Will all the shortlisted or all the Expressions of Interest be publicly available for viewing or exhibited? It would be interesting to see the Salon des Refusés.

04 Apr 12 at 1:17 PM • Warwick Mihaly

What does a white box inside a black box tell us about the collective Australian identity? DCM’s design is perfectly appropriate for an Australian gallery within an Australian context, but this is no ordinary context. The Giardini are in Italy, for starters, and home to 28 other national pavilions, each establishing their own dialogue between local site and foreign culture.

A masters studio we ran last year at the University of Melbourne offers what I think are more positive contributions to the representation of Australian art and architecture on an international stage.
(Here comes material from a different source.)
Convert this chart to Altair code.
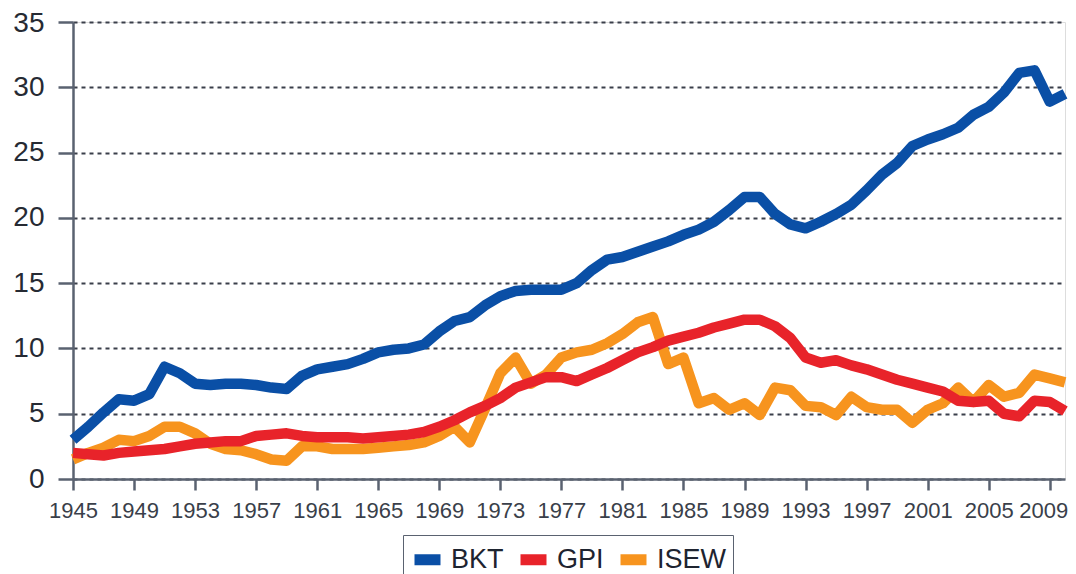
import altair as alt
import pandas as pd

years = list(range(1945, 2011))

bkt = [3.0, 4.0, 5.1, 6.1, 6.0, 6.5, 8.6, 8.1, 7.3, 7.2,
       7.3, 7.3, 7.2, 7.0, 6.9, 7.9, 8.4, 8.6, 8.8, 9.2,
       9.7, 9.9, 10.0, 10.3, 11.3, 12.1, 12.4, 13.3, 14.0, 14.4,
       14.5, 14.5, 14.5, 15.0, 16.0, 16.8, 17.0, 17.4, 17.8, 18.2,
       18.7, 19.1, 19.7, 20.6, 21.6, 21.6, 20.3, 19.5, 19.2, 19.7,
       20.3, 21.0, 22.1, 23.3, 24.2, 25.5, 26.0, 26.4, 26.9, 27.9,
       28.5, 29.6, 31.1, 31.3, 28.9, 29.5]

gpi = [2.0, 1.9, 1.8, 2.0, 2.1, 2.2, 2.3, 2.5, 2.7, 2.8,
       2.9, 2.9, 3.3, 3.4, 3.5, 3.3, 3.2, 3.2, 3.2, 3.1,
       3.2, 3.3, 3.4, 3.6, 4.0, 4.5, 5.1, 5.6, 6.2, 7.0,
       7.4, 7.8, 7.8, 7.5, 8.0, 8.5, 9.1, 9.7, 10.1, 10.6,
       10.9, 11.2, 11.6, 11.9, 12.2, 12.2, 11.7, 10.8, 9.3, 8.9,
       9.1, 8.7, 8.4, 8.0, 7.6, 7.3, 7.0, 6.7, 6.0, 5.9,
       6.0, 5.0, 4.8, 6.0, 5.9, 5.2]

isew = [1.5, 2.0, 2.4, 3.0, 2.9, 3.3, 4.0, 4.0, 3.5, 2.7,
        2.3, 2.2, 1.9, 1.5, 1.4, 2.5, 2.5, 2.3, 2.3, 2.3,
        2.4, 2.5, 2.6, 2.8, 3.3, 4.0, 2.8, 5.4, 8.1, 9.3,
        7.3, 8.0, 9.3, 9.7, 9.9, 10.4, 11.1, 12.0, 12.4, 8.8,
        9.3, 5.8, 6.2, 5.3, 5.8, 4.9, 7.0, 6.8, 5.6, 5.5,
        4.9, 6.3, 5.5, 5.3, 5.3, 4.3, 5.3, 5.8, 7.0, 5.9,
        7.2, 6.3, 6.6, 8.0, 7.7, 7.4]

series_names = ["BKT", "GPI", "ISEW"]
series_colors = ["#0a4fa6", "#e8232a", "#f7941e"]
x_ticks = list(range(1945, 2010, 4))
y_ticks = [0, 5, 10, 15, 20, 25, 30, 35]

rows = []
for name, vals, order in [("ISEW", isew, 0), ("GPI", gpi, 1), ("BKT", bkt, 2)]:
    for yr, v in zip(years, vals):
        rows.append({"year": yr, "value": v, "series": name, "order": order})
df = pd.DataFrame(rows)

axis_color = "#5a6270"
last_tick = x_ticks[-1]
top_tick = y_ticks[-1]

chart = alt.Chart(df).mark_line(strokeWidth=10.5, strokeJoin="round", strokeCap="butt").encode(
    x=alt.X("year:Q",
            scale=alt.Scale(domain=[1945, 2010], nice=False, zero=False),
            axis=alt.Axis(values=x_ticks, format="d", title=None, grid=False,
                          tickSize=11, tickWidth=2.5, tickColor=axis_color,
                          domainColor=axis_color, domainWidth=2.5,
                          labelFontSize=22, labelColor="#3a3f4a",
                          labelPadding=10, labelFont="Liberation Sans",
                          labelAlign=alt.condition(f"datum.value == {last_tick}",
                                                   alt.value("right"), alt.value("center")),
                          labelOffset=alt.condition(f"datum.value == {last_tick}",
                                                    alt.value(18), alt.value(0)),
                          labelOverlap=False, labelFlush=False)),
    y=alt.Y("value:Q",
            scale=alt.Scale(domain=[0, 35], nice=False),
            axis=alt.Axis(values=y_ticks, title=None, grid=True,
                          gridDash=[4, 4], gridColor="#3a3f4a", gridWidth=2,
                          tickSize=15, tickWidth=2.5, tickColor=axis_color,
                          domainColor=axis_color, domainWidth=2.5,
                          labelFontSize=28, labelColor="#262a33",
                          labelPadding=14, labelFont="Liberation Sans",
                          labelOffset=alt.condition(f"datum.value == {top_tick}",
                                                    alt.value(1.5), alt.value(0)))),
    color=alt.Color("series:N",
                    scale=alt.Scale(domain=series_names, range=series_colors),
                    legend=alt.Legend(orient="none", legendX=330, legendY=513,
                                      direction="horizontal", title=None,
                                      gridAlign="each",
                                      symbolType="stroke", symbolStrokeWidth=11,
                                      symbolSize=676, labelFontSize=27,
                                      labelFont="Liberation Sans",
                                      labelColor="#1e2430", labelOffset=5,
                                      columnPadding=-6, padding=6,
                                      strokeColor=axis_color)),
    order=alt.Order("order:Q"),
    detail="series:N",
).properties(
    width=992, height=457,
    autosize=alt.AutoSizeParams(type="none"),
    padding={"left": 65, "top": 14, "right": 3, "bottom": 95},
).configure_view(
    stroke=axis_color, strokeWidth=2.5
).configure(background="white")

chart.save("out.html", embed_options={"renderer": "svg", "actions": False})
Check them out here.

As per every other step of the competition process, in choosing an established practice with good design credentials but excellent international experience, the Australia Council has revealed itself to be conservative and uninspired. An open competition run by a truly engaged benefactor, interested in supporting new architecture as much as it does new art, would have resulted in a far more ambitious and exciting result.

A missed opportunity.

04 Apr 12 at 1:18 PM • Adrian B.

Is this a joke? A black box with a white interior? It’s like DCM have deliberately tried to make it look as ambiguous as possible. And this is supposed to cost $4-5million to build? What is the floor area? If we are spending any more than $6,000-7,000/m2 what a waste. Jobs for the boys again.

04 Apr 12 at 1:32 PM • j press

Adrian B., its footprint is, according to the article, 320 sq m – so not that far above what you think is reasonable. Me? I think it’s superb. Embracing, profound, simplicity. You don’t like it? What would you rather see in its place?

04 Apr 12 at 1:58 PM • Adrian B.

Hey j press. At 320m2 that’s still around $15,000/m2 once fees are taken out. That’s still a lot of money in my books for a stright up and down box.

Look, the fundamental problem is that it’s an object created for the arts and architecture world to debate over, not for all people to feel a connection to. It appears that DCM has lost the ability to connect with the layperson. It has also lost sight of the fundamental requirement of all public architecture to inspire and portray a purpose. The only purpose here appears to be to be an object, not a building. How one can describe a charcoal box as inspirational is beyond me. Our cities are littered with these archispeak-justified objects. They are all forgotten soon enough.

By the way a building is also an object and an object can be a building, but a building cannot just be conceived as an object. That’s just nonsense. Perhaps in a computer, on paper or in the mind, but in the end it’s still a building! Why not admit it’s just black and white minimalism and stop the archi-babble?

05 Apr 12 at 9:54 AM • Ron Swinburn

Any design draws criticism: remember the Sydney Opera House, Harry Sidler’s creations.
I think it looks terrific and reflects the Wide Brown Land we all love so much.

06 Apr 12 at 6:55 AM • Adrian B.

Well, I think it looks like a family vault for the Carlton Mob.